You don’t need any prior knowledge of Homeworld to enjoy this entry, although the story may not feel as impactful if you haven’t played the earlier games, as well as the planetside entry, Deserts of Kharak. The campaign serves as an introduction to combat in three dimensions, as well as the types of units available in the Hiigaran fleet.

Perhaps the most important lesson it teaches is the necessity of combined arms. No particular ship or ship class is ever a silver bullet – each ship, from the tiniest interceptors to the intimidating battle cruisers, have weaknesses that must be covered for by other ship types. Frigates and corvettes can pump out a lot of firepower, but they’re too slow and ungainly to reliably track a swarm of interdiction fighters. Long-range missile boats can take out point defenses with ease, but they’re fragile and helpless if left on their own.

Homeworld 3 review: a hulking space ship orbiting a planet.

This overlapping system of strengths and weaknesses makes force composition a key consideration at the outset of each battle, but I found it could be ungainly in practice. Like most modern RTS games, you can double-click any unit to select all units of that type in the area, and you can create hotkey-bound command groups of ships to pull up by pressing the corresponding number key. But because the campaign loves sending you surprising new threats, it’s futile to try to get very scientific about group composition. Most of the time, I found myself band-selecting a likely-looking blob and sending it to intercept incoming enemy attacks, trying to pick out any stragglers who needed to return to the rear for repairs before it was too late.

Because each map has so much landscape to fly around, navigating 3D space is less of a problem than it might otherwise be.

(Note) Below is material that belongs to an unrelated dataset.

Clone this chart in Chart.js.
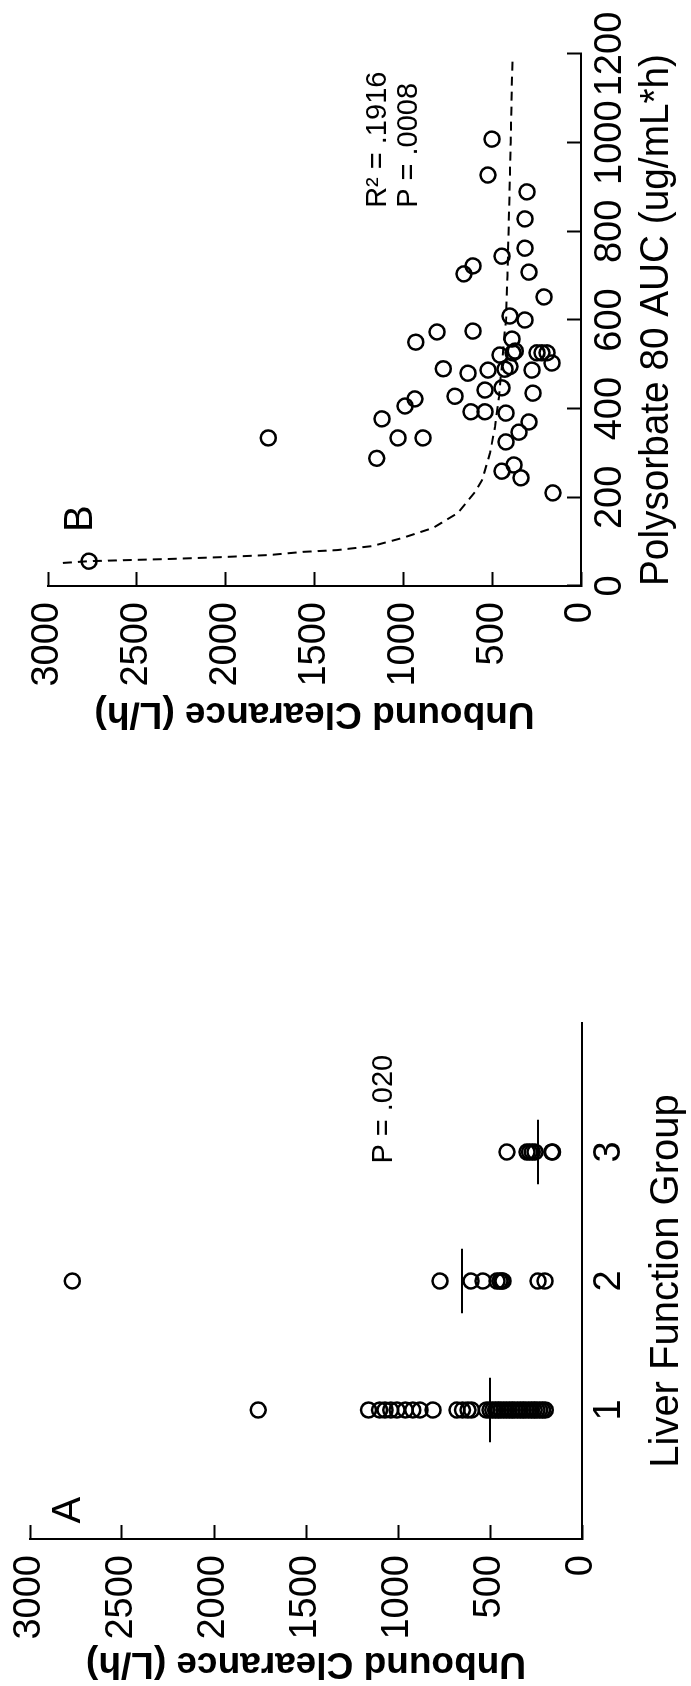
<!DOCTYPE html>
<html>
<head>
<meta charset="utf-8">
<script src="https://cdn.jsdelivr.net/npm/chart.js@4.4.1/dist/chart.umd.min.js"></script>
<style>
  body { margin: 0; background: #fff; overflow: hidden; }
  #fig { position: absolute; left: 0; top: 0; width: 1686px; height: 691px;
         transform-origin: 0 0; transform: translate(0, 1686px) rotate(-90deg); }
  #fig canvas { position: absolute; top: 0; }
</style>
</head>
<body>
<div id="fig">
  <canvas id="chartA" width="843" height="691" style="left:0"></canvas>
  <canvas id="chartB" width="843" height="691" style="left:843px"></canvas>
</div>
<script>
// panel A : clearance by liver function group
var groups = [1, 2, 3];
var group1 = [1760, 1160, 1100, 1070, 1040, 1005, 960, 920, 880, 810, 680, 650, 620, 600,
              520, 500, 485, 470, 455, 440, 425, 410, 395, 380, 365, 350, 335, 320, 305,
              290, 275, 260, 245, 230, 215, 200];
var group2 = [2770, 772, 603, 538, 462, 446, 435, 429, 239, 201];
var group3 = [408, 299, 285, 270, 255, 165, 160];
var groupLine = [500, 652, 239];

// panel B : clearance vs polysorbate 80 AUC
var aucValues = [56, 334, 288, 377, 334, 406, 422, 550, 334, 573, 490, 428, 704, 722, 575,
                 480, 393, 393, 442, 487, 927, 1008, 744, 259, 447, 521, 325, 390, 489, 609,
                 557, 526, 273, 347, 244, 600, 762, 828, 889, 708, 370, 435, 487, 526, 526,
                 526, 652, 503, 210, 495, 530];
var clValues = [2769, 1760, 1150, 1120, 1030, 990, 935, 930, 889, 810, 775, 709, 659, 608, 608,
                636, 619, 540, 540, 523, 524, 501, 445, 445, 445, 456, 422, 422, 428, 400,
                388, 383, 377, 349, 338, 315, 315, 315, 304, 293, 293, 270, 276, 248, 220,
                191, 208, 163, 158, 400, 370];
var fitAuc = [52, 56, 59, 61, 65, 70, 77, 81, 90, 108, 131, 165, 212, 239, 300, 359, 426,
              500, 562, 600, 700, 893, 1000, 1186];
var fitCl = [2916, 2770, 2500, 2313, 2032, 1750, 1565, 1373, 1176, 1008, 833, 692, 597, 557,
             512, 484, 462, 445, 432, 422, 414, 402, 396, 386];

var clMax = 3000, clStep = 500;
var aucMax = 1200, aucStep = 200;
var groupMax = 4, lineHalf = 0.25;

var fontName = "'Liberation Sans', Arial, sans-serif";

function toPoints(xs, ys) {
  return xs.map(function (x, i) { return { x: x, y: ys[i] }; });
}

function plainNumber(v) { return String(v); }

function noteLayer(items) {
  return {
    id: 'notes',
    afterDatasetsDraw: function (chart) {
      var ctx = chart.ctx;
      items.forEach(function (n) {
        ctx.save();
        ctx.font = n.font;
        ctx.fillStyle = '#000';
        ctx.textBaseline = 'alphabetic';
        ctx.fillText(n.text, chart.scales.x.getPixelForValue(n.x), chart.scales.y.getPixelForValue(n.y));
        ctx.restore();
      });
    }
  };
}

function fixWidth(w) {
  return function (s) { s.width = w; s.paddingTop = 0; s.paddingBottom = 0; s.paddingLeft = 0; s.paddingRight = 0; };
}
function fixHeight(h) {
  return function (s) { s.height = h; s.paddingTop = 0; s.paddingBottom = 0; s.paddingLeft = 0; s.paddingRight = 0; };
}

function clAxis(width, titlePad) {
  return {
    type: 'linear', position: 'left', min: 0, max: clMax,
    afterFit: fixWidth(width),
    border: { color: '#000', width: 2 },
    grid: { drawOnChartArea: false, drawTicks: true, tickLength: -14, tickWidth: 2, tickColor: '#000' },
    ticks: { stepSize: clStep, color: '#000', padding: 30, callback: plainNumber,
             font: { family: fontName, size: 38 } },
    title: { display: true, text: 'Unbound Clearance (L/h)', color: '#000', padding: { top: titlePad, bottom: 0 },
             font: { family: fontName, size: 37, weight: 'bold' } }
  };
}

var circleSet = {
  pointStyle: 'circle', pointRadius: 7.5, pointBorderWidth: 2.5,
  borderColor: '#000', backgroundColor: 'rgba(0,0,0,0)', showLine: false
};

var setsA = [group1, group2, group3].map(function (vals, gi) {
  return Object.assign({ data: vals.map(function (v) { return { x: groups[gi], y: v }; }) }, circleSet);
});
groupLine.forEach(function (m, gi) {
  setsA.push({
    data: [{ x: groups[gi] - lineHalf, y: m }, { x: groups[gi] + lineHalf, y: m }],
    showLine: true, borderColor: '#000', borderWidth: 2, pointRadius: 0
  });
});

new Chart(document.getElementById('chartA'), {
  type: 'scatter',
  data: { datasets: setsA },
  options: {
    responsive: false, animation: false, devicePixelRatio: 1,
    layout: { padding: { top: 30, right: 180, bottom: 0, left: 0 } },
    plugins: { legend: { display: false }, tooltip: { enabled: false } },
    scales: {
      x: {
        type: 'linear', position: 'bottom', min: 0, max: groupMax,
        afterFit: fixHeight(109),
        afterBuildTicks: function (s) { s.ticks = groups.map(function (g) { return { value: g }; }); },
        border: { color: '#000', width: 2 },
        grid: { drawOnChartArea: false, drawTicks: false },
        ticks: { color: '#000', padding: 5, autoSkip: false, maxRotation: 0, callback: plainNumber,
                 font: { family: fontName, size: 38 } },
        title: { display: true, text: 'Liver Function Group', color: '#000', padding: { top: 0, bottom: 0 },
                 font: { family: fontName, size: 40 } }
      },
      y: clAxis(147, 1)
    }
  },
  plugins: [noteLayer([
    { text: 'A', x: 0.12, y: 2728, font: '40px ' + fontName },
    { text: 'P = .020', x: 2.91, y: 1033, font: '29px ' + fontName }
  ])]
});

new Chart(document.getElementById('chartB'), {
  type: 'scatter',
  data: {
    datasets: [
      Object.assign({ data: toPoints(aucValues, clValues) }, circleSet),
      {
        data: toPoints(fitAuc, fitCl), showLine: true, borderColor: '#000', borderWidth: 2,
        borderDash: [9, 6], pointRadius: 0, tension: 0
      }
    ]
  },
  options: {
    responsive: false, animation: false, devicePixelRatio: 1,
    layout: { padding: { top: 48, right: 54, bottom: 0, left: 108 } },
    plugins: { legend: { display: false }, tooltip: { enabled: false } },
    scales: {
      x: {
        type: 'linear', position: 'bottom', min: 0, max: aucMax,
        afterFit: fixHeight(110),
        border: { color: '#000', width: 2 },
        grid: { drawOnChartArea: false, drawTicks: true, tickLength: -14, tickWidth: 2, tickColor: '#000' },
        ticks: { stepSize: aucStep, color: '#000', padding: 21, autoSkip: false, maxRotation: 0,
                 callback: plainNumber, font: { family: fontName, size: 38 } },
        title: { display: true, text: 'Polysorbate 80 AUC (ug/mL*h)', color: '#000', padding: { top: 0, bottom: 10 },
                 font: { family: fontName, size: 40 } }
      },
      y: clAxis(149, 0)
    }
  },
  plugins: [noteLayer([
    { text: 'B', x: 122, y: 2753, font: '40px ' + fontName },
    { text: 'R\u00b2 = .1916', x: 853, y: 1098, font: '29px ' + fontName },
    { text: 'P = .0008', x: 853, y: 923, font: '29px ' + fontName }
  ])]
});
</script>
</body>
</html>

When you want to move ships to a particular objective, it’s as simple as selecting and right-clicking, and the fleet you’ve selected will be able to tell contextually whether to interpret that as a move or attack command. It took me much longer to get used to picking out points in empty space, however: this involves right-clicking or tapping the V key, selecting a distance and direction along a planar disk extending outwards from the current position, and then holding down the mouse button to select a z-level above or below the imaginary disk where you want your ships to complete their move.

Homeworld 3 review: a woman floating in a tank.

It’s ungainly at best, even once you’ve got a decent handle on it, but I don’t have any better ideas for how to manage three-dimensional movement of multiple ships on a flat screen – and this difficulty may help explain why there have been so few attempts at a “Homeworld-like” RTS in the past two decades.

In any case, in addition to the campaign, Homeworld 3 offers two more modes. The traditional skirmish mode can be played with human or AI opponents. The new mode, War Games, is billed as a “semi-roguelike” experience and is designed with co-op in mind. I’ve only played a few games of this so far, but I like the concept: each round consists of a random objective on a random map, and by completing the objective, you can jump to hyperspace and pick a new ‘relic’ ability. Speed is of the essence, as enemy pressure increases as time goes by. War Games feels like a Homeworld campaign boiled down to its essential bits and crammed into the length of a TV episode.

It does feel slightly sparse at the moment, but developer Blackbird Interactive has plans for a year’s worth of additions to War Games, and I’ll be interested to see how these build on the already solid base.

Homeworld 3 review: a large-scale space battle.

While Homeworld 3 isn’t perfect, it’s authentically Homeworld. It feels great to be back in command of a vast mothership once again, and while this doesn’t feel as revolutionary as the first game did in 1999, it’s still a strikingly beautiful game to see in action. Ion frigates focusing fire on Incarnate destroyers as resource controllers latch onto and commandeer enemy missile boats, interceptor contrails creating luminous combs as they wheel around to face new threats, lasers and torpedoes winking their way across space to collide with enemy hulls, the blue shockwave of a hyperspace drive going critical in the midst of an asteroid storm… Everything in Homeworld 3 is a sight to behold and savor.

With any luck, we won’t have to wait twenty years for the sequel.